Wing Genealogist
01-05-2017, 11:45 AM
I received permission from Thomas Krahn to cross post his message on this forum:

I'm not sure if anyone noticed DebbieK's post on Facebook mid December.
(This was the time when everybody was running after coupon codes like blind chicken)

She mentioned a nice DIY genome sequencing project by Cleve G. Brown who is actually the CTO from Nanopore.

Here are some links:
I have actually downloaded the FastQ files and mapped them to the hg19 reference. We all know about the error rate issues of Nanopore reads (an error every fifth base or so), however with the huge amount of Data Clive produced, I was surprised to get quite usable results. Here is the Y chromosome BAM file I separated out:


It's quite easy to trace down the Y-haplogroup to
R1b-U106 > Z18 > Z237 > S4031 > S2307 > CTS5533 > S4034 > S3201/S6986
He is negative for the downstream SNP S6979 and interestingly also for S6980 which kicks this node one notch deeper in the phylogeny.

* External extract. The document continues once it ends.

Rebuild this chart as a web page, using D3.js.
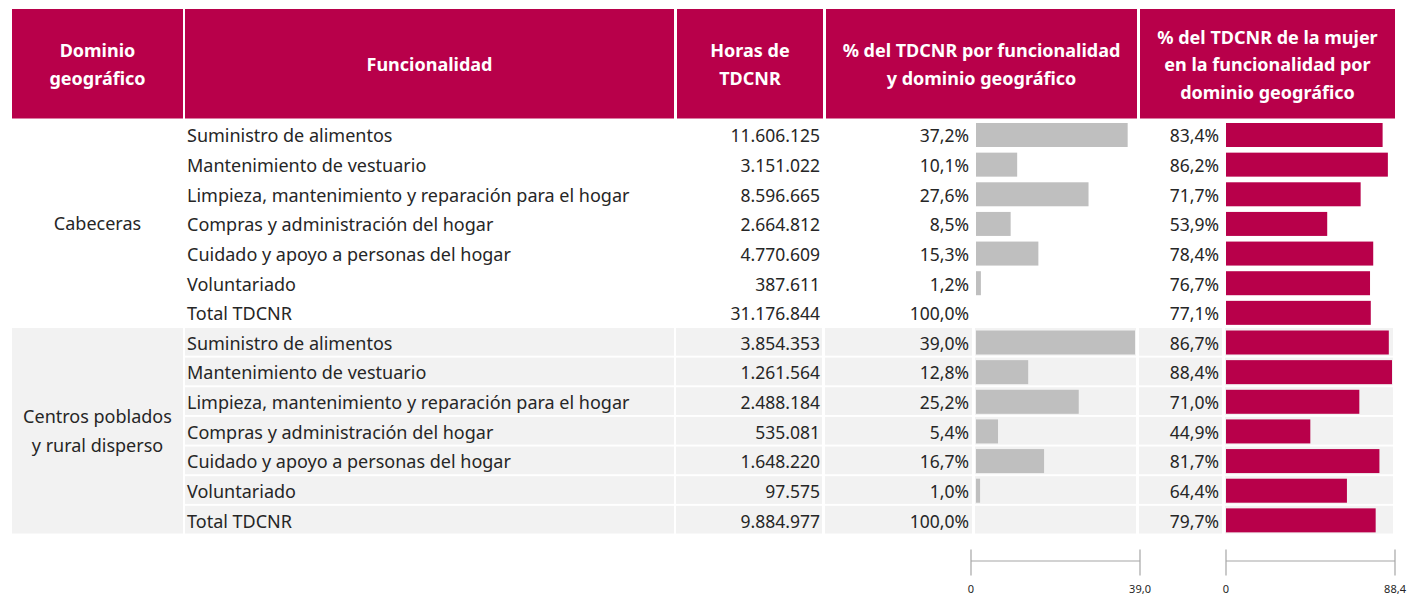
<!DOCTYPE html>
<html>
<head>
<meta charset="utf-8">
<script src="https://cdn.jsdelivr.net/npm/d3@7"></script>
<style>
    html, body { margin: 0; padding: 0; background: #fff; }
    svg { display: block; font-family: "Noto Sans", "Open Sans", sans-serif; }
    .hdr text { fill: #fff; font-weight: 700; font-size: 18px; }
    .body text { fill: #262626; font-size: 18px; }
    .body text.num { font-size: 17.5px; }
    .axis text { fill: #262626; font-size: 11px; }
    .axis path, .axis line { stroke: #a6a6a6; }
</style>
</head>
<body>
<svg id="chart" width="1407" height="596"></svg>
<script>
(function () {
    // --- data ---
    const domains = [["Cabeceras"], ["Centros poblados", "y rural disperso"]];
    const funcionalidades = [
        "Suministro de alimentos",
        "Mantenimiento de vestuario",
        "Limpieza, mantenimiento y reparación para el hogar",
        "Compras y administración del hogar",
        "Cuidado y apoyo a personas del hogar",
        "Voluntariado",
        "Total TDCNR"
    ];
    const horasCabeceras = [11606125, 3151022, 8596665, 2664812, 4770609, 387611, 31176844];
    const horasCentros = [3854353, 1261564, 2488184, 535081, 1648220, 97575, 9884977];
    const pctCabeceras = [37.2, 10.1, 27.6, 8.5, 15.3, 1.2, 100.0];
    const pctCentros = [39.0, 12.8, 25.2, 5.4, 16.7, 1.0, 100.0];
    const mujerCabeceras = [83.4, 86.2, 71.7, 53.9, 78.4, 76.7, 77.1];
    const mujerCentros = [86.7, 88.4, 71.0, 44.9, 81.7, 64.4, 79.7];
    const pctAxisTicks = [0, 39.0];
    const mujerAxisTicks = [0, 88.4];

    const headers = [
        { lines: ["Dominio", "geográfico"], x0: 12, x1: 183 },
        { lines: ["Funcionalidad"], x0: 185, x1: 674 },
        { lines: ["Horas de", "TDCNR"], x0: 677, x1: 823 },
        { lines: ["% del TDCNR por funcionalidad", "y dominio geográfico"], x0: 826, x1: 1137 },
        { lines: ["% del TDCNR de la mujer", "en la funcionalidad por", "dominio geográfico"], x0: 1140, x1: 1395 }
    ];

    // body cells (x ranges)
    const cols = {
        dom: [12, 183],
        func: [185, 674],
        horas: [676, 822],
        pctTxt: [825, 972],
        pctBar: [975, 1136],
        mujTxt: [1139, 1222],
        mujBar: [1225, 1393]
    };

    const crimson = "#b8004a";
    const locale = d3.formatLocale({ decimal: ",", thousands: ".", grouping: [3], currency: ["", ""] });
    const fmtInt = locale.format(",d");
    const fmtPct = v => locale.format(".1f")(v) + "%";
    const fmtTick = v => v === 0 ? "0" : locale.format(".1f")(v);

    const rows = [];
    domains.forEach((dom, gi) => {
        const horas = gi === 0 ? horasCabeceras : horasCentros;
        const pct = gi === 0 ? pctCabeceras : pctCentros;
        const muj = gi === 0 ? mujerCabeceras : mujerCentros;
        funcionalidades.forEach((f, i) => {
            rows.push({ group: gi, label: f, horas: horas[i], pct: pct[i], mujer: muj[i], total: i === funcionalidades.length - 1 });
        });
    });

    const svg = d3.select("#chart");

    const y = d3.scaleBand()
        .domain(d3.range(rows.length))
        .range([120.5, 535.5]);
    const rowH = y.bandwidth();

    const xPct = d3.scaleLinear().domain([0, d3.max(pctAxisTicks)]).range([976, 1135]);
    const xMuj = d3.scaleLinear().domain([0, d3.max(mujerAxisTicks)]).range([1226, 1392]);

    // header
    const hdr = svg.append("g").attr("class", "hdr");
    hdr.selectAll("rect")
        .data(headers)
        .enter().append("rect")
        .attr("x", d => d.x0)
        .attr("y", 9)
        .attr("width", d => d.x1 - d.x0)
        .attr("height", 109.5)
        .attr("fill", crimson);

    hdr.selectAll("text")
        .data(headers)
        .enter().append("text")
        .attr("text-anchor", "middle")
        .attr("dominant-baseline", "central")
        .each(function (d) {
            const n = d.lines.length;
            const t = d3.select(this);
            d.lines.forEach((line, i) => {
                t.append("tspan")
                    .attr("x", (d.x0 + d.x1) / 2)
                    .attr("y", 64 + (i - (n - 1) / 2) * 27.5)
                    .text(line);
            });
        });

    // body backgrounds (second group is shaded)
    const body = svg.append("g").attr("class", "body");
    const bodyCols = ["func", "horas", "pctTxt", "pctBar", "mujTxt", "mujBar"];
    const shaded = rows.map((r, i) => ({ r, i })).filter(d => d.r.group === 1);

    body.selectAll(".cell")
        .data(shaded.flatMap(d => bodyCols.map(c => ({ i: d.i, c }))))
        .enter().append("rect")
        .attr("class", "cell")
        .attr("x", d => cols[d.c][0])
        .attr("y", d => y(d.i))
        .attr("width", d => cols[d.c][1] - cols[d.c][0])
        .attr("height", rowH - 2)
        .attr("fill", "#f2f2f2");

    // domain cells
    domains.forEach((dom, gi) => {
        const idx = rows.map((r, i) => i).filter(i => rows[i].group === gi);
        const top = y(idx[0]);
        const bottom = y(idx[idx.length - 1]) + rowH - 2;
        if (gi === 1) {
            body.append("rect")
                .attr("x", cols.dom[0])
                .attr("y", top)
                .attr("width", cols.dom[1] - cols.dom[0])
                .attr("height", bottom - top)
                .attr("fill", "#f2f2f2");
        }
        const t = body.append("text")
            .attr("text-anchor", "middle")
            .attr("dominant-baseline", "central");
        dom.forEach((line, i) => {
            t.append("tspan")
                .attr("x", (cols.dom[0] + cols.dom[1]) / 2)
                .attr("y", (top + bottom) / 2 + (i - (dom.length - 1) / 2) * 29)
                .text(line);
        });
    });

    const rowG = body.selectAll(".row")
        .data(rows)
        .enter().append("g")
        .attr("class", "row")
        .attr("transform", (d, i) => `translate(0,${y(i)})`);

    const ty = (rowH - 2) / 2 + 1;

    rowG.append("text")
        .attr("x", cols.func[0] + 2)
        .attr("y", ty)
        .attr("dominant-baseline", "central")
        .text(d => d.label);

    rowG.append("text")
        .attr("class", "num")
        .attr("x", cols.horas[1] - 2)
        .attr("y", ty)
        .attr("text-anchor", "end")
        .attr("dominant-baseline", "central")
        .text(d => fmtInt(d.horas));

    rowG.append("text")
        .attr("class", "num")
        .attr("x", cols.pctTxt[1] - 3)
        .attr("y", ty)
        .attr("text-anchor", "end")
        .attr("dominant-baseline", "central")
        .text(d => fmtPct(d.pct));

    rowG.append("text")
        .attr("class", "num")
        .attr("x", cols.mujTxt[1] - 3)
        .attr("y", ty)
        .attr("text-anchor", "end")
        .attr("dominant-baseline", "central")
        .text(d => fmtPct(d.mujer));

    rowG.filter(d => !d.total)
        .append("rect")
        .attr("x", xPct(0))
        .attr("y", 2.5)
        .attr("width", d => xPct(d.pct) - xPct(0))
        .attr("height", 24)
        .attr("fill", "#bfbfbf");

    rowG.append("rect")
        .attr("x", xMuj(0))
        .attr("y", 2.5)
        .attr("width", d => xMuj(d.mujer) - xMuj(0))
        .attr("height", 24)
        .attr("fill", crimson);

    // axes
    function drawAxis(ticks, x0, x1) {
        const s = d3.scaleLinear().domain([0, d3.max(ticks)]).range([x0, x1]);
        const g = svg.append("g")
            .attr("class", "axis")
            .attr("transform", "translate(0,560.5)")
            .call(d3.axisBottom(s).tickValues(ticks).tickFormat(fmtTick).tickSizeInner(15).tickSizeOuter(0).tickPadding(10));
        g.select(".domain").attr("stroke-width", 1.2);
        g.selectAll(".tick line").attr("y1", -11).attr("stroke-width", 1.2);
        g.selectAll(".tick text").attr("font-family", "Noto Sans, sans-serif");
    }
    drawAxis(pctAxisTicks, 970.5, 1139.5);
    drawAxis(mujerAxisTicks, 1225.5, 1394.5);
})();
</script>
</body>
</html>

This can be all done through visual inspection of the BAM file. However I have a hard time to use common SNP callers (like bcftools call, freebayes) on this error prone reads. For sure we want to exclude INDELS from the gappy read alignment because it doesn't make sense to interpret anything with them. But still the SNP calls are either too noisy or there is not enough coverage for automated SNP calling.

I strongly suggest to to contact Cleve Brown and invite him to this group. A contact to the CTO of Nanopore should be a benefit for both sides.

Thomas mentions needing to go in (by hand) due to the large number if mis-reads. It may be possible to automate the process to allow reads from this technology to use the common SNP callers Thomas mentions.